Antiterrorists in a bike shed – policy and politics of the Terrorist Content Regulation

co-authored by Diego Naranjo, Head of Policy at EDRi

Analysis

In the second installment of series of longer features on our blog we analyse the political process around the terrorist content debates and key factors influencing the outcome.

The short story: an ill-fated law with dubious evidence base, targeting an important modern problem with poorly chosen measures, goes through an exhausting legislative process to be adopted without proper democratic scrutiny due to a procedural peculiarity. How did we manage to end up in this mess? And what does it tell us about the power of agenda setting the name of the “do something” doctrine?
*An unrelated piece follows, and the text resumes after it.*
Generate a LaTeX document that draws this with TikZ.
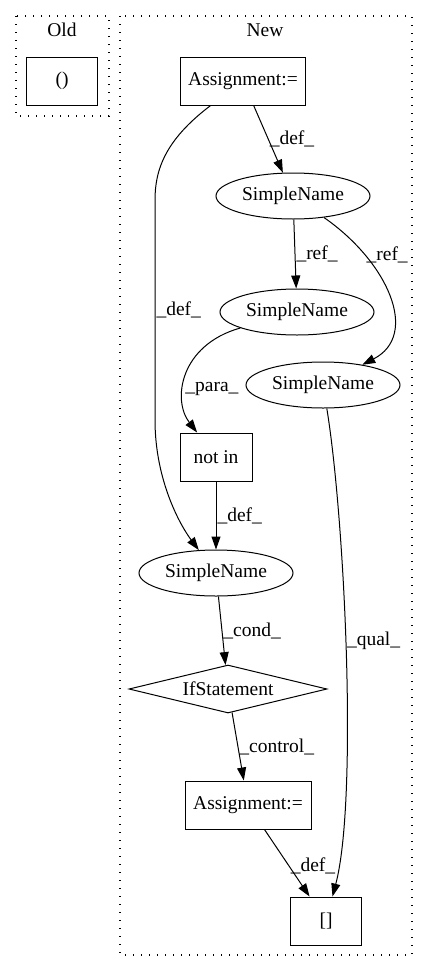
\documentclass[tikz,border=0pt]{standalone}
\usepackage{fontspec}
\setmainfont{Liberation Serif}
\usetikzlibrary{arrows.meta,shapes.geometric}

\tikzset{
  box/.style={draw,rectangle,minimum height=48pt,inner sep=0pt},
  oval/.style={draw,ellipse,minimum width=154pt,minimum height=46pt,inner sep=0pt},
  cond/.style={draw,diamond,shape aspect=4.1,minimum width=198pt,minimum height=48pt,inner sep=0pt},
  lbl/.style={anchor=west,inner sep=1pt},
  cluster/.style={line width=1.3pt,dash pattern=on 1.4pt off 6.6pt},
}

\begin{document}
\begin{tikzpicture}[x=1pt,y=-1pt,line width=1pt,font=\fontsize{19.5}{22}\selectfont,
    >={Triangle[length=13pt,width=9pt]}]
  \useasboundingbox (0,0) rectangle (428,972);
  % clusters
  \draw[cluster] (16,16) rectangle (109,116);
  \draw[cluster] (120,16) rectangle (412,955);
  \draw (62,30) node (old) {Old};
  \draw (265,30) node (new) {New};

  \draw (62,81) node[box,minimum width=71pt] (paren) {()};

  \draw (243,81) node[box,minimum width=125pt] (assign) {Assignment:=};
  \draw (293,196) node[oval] (name1) {SimpleName};
  \draw (297,312) node[oval] (name2) {SimpleName};
  \draw (323,385) node[oval] (name3) {SimpleName};
  \draw (216,457) node[box,minimum width=72pt] (notin) {not in};
  \draw (216,573) node[oval] (name4) {SimpleName};
  \draw (228,689) node[cond] (ifstmt) {IfStatement};
  \draw (248,805) node[box,minimum width=126pt] (assign2) {Assignment:=};
  \draw (326,921) node[box,minimum width=71pt] (index) {[]};

  \path[->] (assign) edge node[lbl] {\_def\_} (name1);
  \path[->] (name1) edge node[lbl] {\_ref\_} (name2);
  \path[->] (notin) edge node[lbl] {\_def\_} (name4);
  \path[->] (name4) edge node[lbl] {\_cond\_} (ifstmt);
  \path[->] (ifstmt) edge node[lbl] {\_control\_} (assign2);
  \path[->] (assign2) edge node[lbl,pos=0.55] {\_def\_} (index);

  \draw[->] (assign) .. controls (165,140) and (155,170) .. (155,200)
    -- node[lbl,pos=0.5] {\_def\_} (155,420) .. controls (155,480) and (180,525) .. (name4);
  \draw[->] (name1) .. controls (388,262) and (420,335) .. node[lbl,pos=0.25] {\_ref\_} (name3);
  \draw[->] (name2) .. controls (180,345) and (172,400) .. node[lbl,pos=0.62] {\_para\_} (notin);
  \draw[->] (name3) .. controls (345,520) and (358,800) .. node[lbl,pos=0.47] {\_qual\_} (index);
\end{tikzpicture}
\end{document}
How it started – how it’s going

A lot of bafflement accompanied the release of the Terrorist content regulation proposal. The European Commission published it a few days after the September 2018 deadline to implement the Directive on Combating Terrorism (2015/0625). It is still unclear what the rush was with the regulation if the preceding directive hadn’t got much traction. At that time, only a handful of Member States met the deadline for its implementation (and we don’t see a massive improvement in implementation across the EU to this day). Did it have to do with the bike-shed effect pervading modern policy-making in the EU? Is it easier to agree on sanitation of the internet done mostly by private corporate powers, than to meaningfully improve actions and processes addressing terrorist violence in the Member States?